• Aim: Give back exactly the lines from the one with "Rebuild this diagram" through the one with "[circle, draw=roze, line", inclusive, without the images.

• Available data:
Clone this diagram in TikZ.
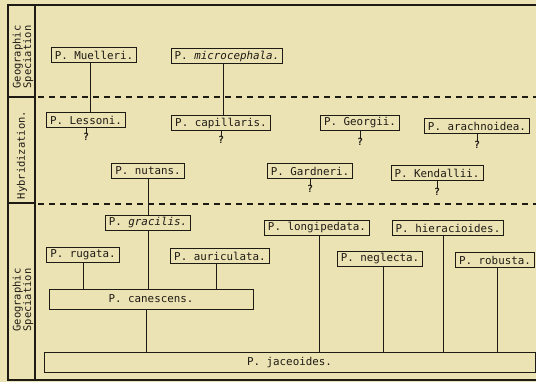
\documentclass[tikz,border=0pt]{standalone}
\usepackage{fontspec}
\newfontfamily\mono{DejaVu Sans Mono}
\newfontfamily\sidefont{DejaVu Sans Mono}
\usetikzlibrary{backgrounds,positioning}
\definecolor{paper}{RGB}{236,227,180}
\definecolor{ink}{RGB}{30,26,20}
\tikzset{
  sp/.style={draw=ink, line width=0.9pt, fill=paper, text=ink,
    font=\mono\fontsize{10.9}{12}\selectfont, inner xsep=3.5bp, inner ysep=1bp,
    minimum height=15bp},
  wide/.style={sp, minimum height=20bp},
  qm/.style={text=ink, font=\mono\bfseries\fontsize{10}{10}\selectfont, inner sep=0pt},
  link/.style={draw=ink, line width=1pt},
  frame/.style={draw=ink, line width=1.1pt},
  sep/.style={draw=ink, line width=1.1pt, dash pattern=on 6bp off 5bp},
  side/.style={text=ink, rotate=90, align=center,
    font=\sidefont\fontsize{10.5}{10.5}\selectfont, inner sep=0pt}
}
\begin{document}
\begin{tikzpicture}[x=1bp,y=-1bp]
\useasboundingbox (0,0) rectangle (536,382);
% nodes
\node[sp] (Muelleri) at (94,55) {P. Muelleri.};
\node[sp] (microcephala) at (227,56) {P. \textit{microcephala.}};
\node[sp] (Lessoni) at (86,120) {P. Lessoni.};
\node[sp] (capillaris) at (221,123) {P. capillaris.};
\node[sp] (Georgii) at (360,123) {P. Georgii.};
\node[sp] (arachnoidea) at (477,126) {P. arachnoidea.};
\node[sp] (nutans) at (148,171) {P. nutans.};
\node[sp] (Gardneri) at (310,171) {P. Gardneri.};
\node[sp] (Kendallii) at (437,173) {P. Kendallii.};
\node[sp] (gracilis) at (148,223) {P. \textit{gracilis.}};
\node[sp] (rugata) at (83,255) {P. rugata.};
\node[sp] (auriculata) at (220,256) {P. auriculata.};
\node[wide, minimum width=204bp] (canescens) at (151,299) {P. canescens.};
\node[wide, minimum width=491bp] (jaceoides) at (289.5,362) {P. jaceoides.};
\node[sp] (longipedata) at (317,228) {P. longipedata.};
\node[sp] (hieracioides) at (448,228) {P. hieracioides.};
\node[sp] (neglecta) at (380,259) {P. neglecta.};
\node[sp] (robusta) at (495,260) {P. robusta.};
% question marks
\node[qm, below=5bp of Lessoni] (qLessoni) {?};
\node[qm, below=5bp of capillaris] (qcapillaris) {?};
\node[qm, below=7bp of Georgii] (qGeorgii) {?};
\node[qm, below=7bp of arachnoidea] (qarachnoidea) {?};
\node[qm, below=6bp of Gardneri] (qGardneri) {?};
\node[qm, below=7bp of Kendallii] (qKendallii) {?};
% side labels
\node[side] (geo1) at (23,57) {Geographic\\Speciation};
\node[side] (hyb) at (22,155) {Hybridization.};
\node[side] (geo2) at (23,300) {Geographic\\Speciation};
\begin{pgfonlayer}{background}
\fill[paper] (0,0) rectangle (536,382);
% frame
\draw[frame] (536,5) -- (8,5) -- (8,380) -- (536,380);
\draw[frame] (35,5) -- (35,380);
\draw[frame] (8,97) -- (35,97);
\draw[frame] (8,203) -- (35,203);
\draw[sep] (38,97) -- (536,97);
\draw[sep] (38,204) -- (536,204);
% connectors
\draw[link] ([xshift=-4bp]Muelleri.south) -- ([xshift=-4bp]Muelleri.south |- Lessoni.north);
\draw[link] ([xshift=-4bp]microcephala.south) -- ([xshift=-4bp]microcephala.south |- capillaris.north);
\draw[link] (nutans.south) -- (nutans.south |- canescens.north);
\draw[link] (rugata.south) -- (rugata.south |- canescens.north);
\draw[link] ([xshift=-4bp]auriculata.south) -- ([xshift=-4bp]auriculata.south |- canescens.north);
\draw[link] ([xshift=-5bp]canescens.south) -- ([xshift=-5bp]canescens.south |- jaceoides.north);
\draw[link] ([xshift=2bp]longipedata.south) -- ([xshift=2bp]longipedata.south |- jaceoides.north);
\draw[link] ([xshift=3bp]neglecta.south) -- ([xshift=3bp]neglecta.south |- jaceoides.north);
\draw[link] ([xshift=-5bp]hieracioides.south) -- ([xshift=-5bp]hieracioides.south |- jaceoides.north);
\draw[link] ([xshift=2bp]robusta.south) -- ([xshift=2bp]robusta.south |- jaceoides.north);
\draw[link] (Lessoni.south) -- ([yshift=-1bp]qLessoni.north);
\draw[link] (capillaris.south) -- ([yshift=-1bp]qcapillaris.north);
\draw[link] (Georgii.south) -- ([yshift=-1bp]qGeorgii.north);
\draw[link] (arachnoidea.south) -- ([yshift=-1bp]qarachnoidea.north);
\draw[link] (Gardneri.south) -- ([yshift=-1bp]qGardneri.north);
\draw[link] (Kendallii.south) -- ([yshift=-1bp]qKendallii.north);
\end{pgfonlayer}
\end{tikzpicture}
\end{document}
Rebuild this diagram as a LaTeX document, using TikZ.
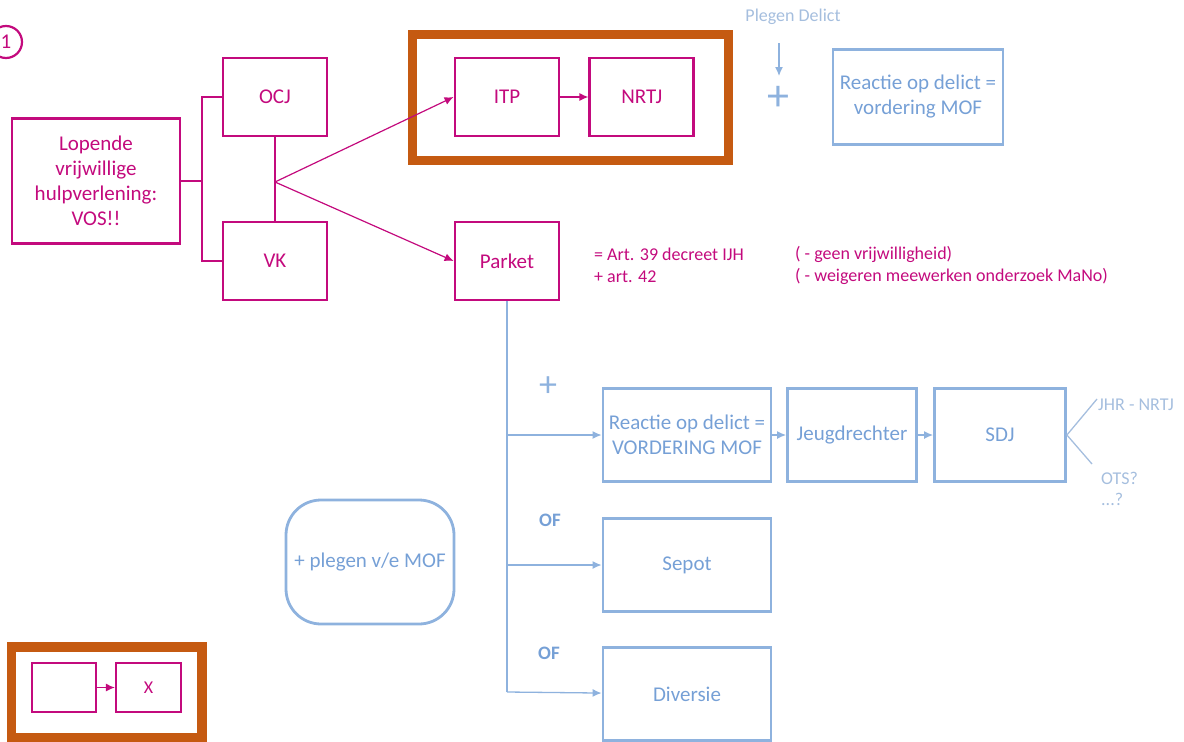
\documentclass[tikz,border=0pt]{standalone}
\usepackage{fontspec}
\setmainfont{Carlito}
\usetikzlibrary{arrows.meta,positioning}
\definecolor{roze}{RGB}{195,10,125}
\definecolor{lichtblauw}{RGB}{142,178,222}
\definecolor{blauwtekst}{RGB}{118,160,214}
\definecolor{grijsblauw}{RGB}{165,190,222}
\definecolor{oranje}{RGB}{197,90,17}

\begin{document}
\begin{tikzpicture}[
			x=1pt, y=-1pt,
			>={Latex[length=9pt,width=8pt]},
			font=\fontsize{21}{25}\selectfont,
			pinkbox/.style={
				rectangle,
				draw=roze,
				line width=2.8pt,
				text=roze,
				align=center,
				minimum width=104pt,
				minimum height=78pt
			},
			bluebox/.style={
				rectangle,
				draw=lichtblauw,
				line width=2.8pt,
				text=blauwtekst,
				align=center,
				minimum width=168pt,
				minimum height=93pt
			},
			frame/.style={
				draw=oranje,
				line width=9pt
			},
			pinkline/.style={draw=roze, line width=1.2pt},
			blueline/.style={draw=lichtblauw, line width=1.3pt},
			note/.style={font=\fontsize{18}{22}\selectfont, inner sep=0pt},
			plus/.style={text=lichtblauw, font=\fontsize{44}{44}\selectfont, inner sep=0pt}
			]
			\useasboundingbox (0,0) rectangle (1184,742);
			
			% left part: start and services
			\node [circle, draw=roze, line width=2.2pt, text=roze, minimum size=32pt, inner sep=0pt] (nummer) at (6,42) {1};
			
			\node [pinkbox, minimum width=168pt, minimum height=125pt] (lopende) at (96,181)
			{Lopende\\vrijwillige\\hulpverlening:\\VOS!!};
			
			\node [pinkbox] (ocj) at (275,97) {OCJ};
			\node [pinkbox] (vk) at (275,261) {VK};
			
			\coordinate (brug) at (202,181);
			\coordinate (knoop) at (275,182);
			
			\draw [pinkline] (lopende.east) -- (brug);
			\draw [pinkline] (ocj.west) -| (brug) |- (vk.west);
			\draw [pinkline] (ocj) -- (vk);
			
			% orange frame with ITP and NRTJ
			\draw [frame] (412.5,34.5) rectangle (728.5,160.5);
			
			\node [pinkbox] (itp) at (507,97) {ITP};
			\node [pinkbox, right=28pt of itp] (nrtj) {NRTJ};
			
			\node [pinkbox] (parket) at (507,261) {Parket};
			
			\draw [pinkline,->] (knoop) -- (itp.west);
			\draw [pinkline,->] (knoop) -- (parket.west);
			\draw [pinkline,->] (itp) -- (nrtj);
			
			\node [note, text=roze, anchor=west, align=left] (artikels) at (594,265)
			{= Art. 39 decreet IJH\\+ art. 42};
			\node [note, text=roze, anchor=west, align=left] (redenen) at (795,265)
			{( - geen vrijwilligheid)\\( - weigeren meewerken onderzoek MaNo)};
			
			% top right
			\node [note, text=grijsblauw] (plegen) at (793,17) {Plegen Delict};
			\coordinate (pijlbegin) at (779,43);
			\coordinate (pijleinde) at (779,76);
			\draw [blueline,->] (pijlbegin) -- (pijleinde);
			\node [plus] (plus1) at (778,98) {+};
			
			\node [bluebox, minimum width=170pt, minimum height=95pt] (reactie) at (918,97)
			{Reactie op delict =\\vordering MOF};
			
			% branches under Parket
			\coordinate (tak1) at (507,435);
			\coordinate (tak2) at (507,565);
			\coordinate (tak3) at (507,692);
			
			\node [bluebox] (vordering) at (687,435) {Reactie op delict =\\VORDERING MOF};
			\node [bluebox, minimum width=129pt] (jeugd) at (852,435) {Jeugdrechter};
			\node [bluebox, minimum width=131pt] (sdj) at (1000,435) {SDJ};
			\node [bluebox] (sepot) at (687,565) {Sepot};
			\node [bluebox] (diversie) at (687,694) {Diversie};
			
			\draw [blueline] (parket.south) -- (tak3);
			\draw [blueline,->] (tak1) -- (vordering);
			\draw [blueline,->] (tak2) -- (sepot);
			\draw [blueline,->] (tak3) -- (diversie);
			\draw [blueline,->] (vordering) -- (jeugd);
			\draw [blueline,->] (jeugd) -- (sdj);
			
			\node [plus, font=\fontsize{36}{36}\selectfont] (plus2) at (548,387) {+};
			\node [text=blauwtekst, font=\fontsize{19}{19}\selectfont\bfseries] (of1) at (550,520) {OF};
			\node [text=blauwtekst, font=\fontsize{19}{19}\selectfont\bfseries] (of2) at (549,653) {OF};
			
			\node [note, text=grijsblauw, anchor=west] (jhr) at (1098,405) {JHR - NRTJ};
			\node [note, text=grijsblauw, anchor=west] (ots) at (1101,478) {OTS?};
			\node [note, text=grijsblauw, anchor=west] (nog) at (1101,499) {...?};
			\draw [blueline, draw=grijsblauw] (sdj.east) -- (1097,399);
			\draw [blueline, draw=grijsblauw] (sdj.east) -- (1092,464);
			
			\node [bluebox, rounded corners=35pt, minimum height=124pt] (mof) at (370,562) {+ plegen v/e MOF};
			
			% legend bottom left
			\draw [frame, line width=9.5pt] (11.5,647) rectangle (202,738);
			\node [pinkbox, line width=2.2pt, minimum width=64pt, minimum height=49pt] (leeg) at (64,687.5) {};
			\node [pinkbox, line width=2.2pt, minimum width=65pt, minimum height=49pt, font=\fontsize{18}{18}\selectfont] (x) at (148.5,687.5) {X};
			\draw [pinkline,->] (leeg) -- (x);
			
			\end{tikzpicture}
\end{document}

• Solution for this exercise:
Rebuild this diagram as a LaTeX document, using TikZ.
\documentclass[tikz,border=0pt]{standalone}
\usepackage{fontspec}
\setmainfont{Carlito}
\usetikzlibrary{arrows.meta,positioning}
\definecolor{roze}{RGB}{195,10,125}
\definecolor{lichtblauw}{RGB}{142,178,222}
\definecolor{blauwtekst}{RGB}{118,160,214}
\definecolor{grijsblauw}{RGB}{165,190,222}
\definecolor{oranje}{RGB}{197,90,17}

\begin{document}
\begin{tikzpicture}[
			x=1pt, y=-1pt,
			>={Latex[length=9pt,width=8pt]},
			font=\fontsize{21}{25}\selectfont,
			pinkbox/.style={
				rectangle,
				draw=roze,
				line width=2.8pt,
				text=roze,
				align=center,
				minimum width=104pt,
				minimum height=78pt
			},
			bluebox/.style={
				rectangle,
				draw=lichtblauw,
				line width=2.8pt,
				text=blauwtekst,
				align=center,
				minimum width=168pt,
				minimum height=93pt
			},
			frame/.style={
				draw=oranje,
				line width=9pt
			},
			pinkline/.style={draw=roze, line width=1.2pt},
			blueline/.style={draw=lichtblauw, line width=1.3pt},
			note/.style={font=\fontsize{18}{22}\selectfont, inner sep=0pt},
			plus/.style={text=lichtblauw, font=\fontsize{44}{44}\selectfont, inner sep=0pt}
			]
			\useasboundingbox (0,0) rectangle (1184,742);
			
			% left part: start and services
			\node [circle, draw=roze, line width=2.2pt, text=roze, minimum size=32pt, inner sep=0pt] (nummer) at (6,42) {1};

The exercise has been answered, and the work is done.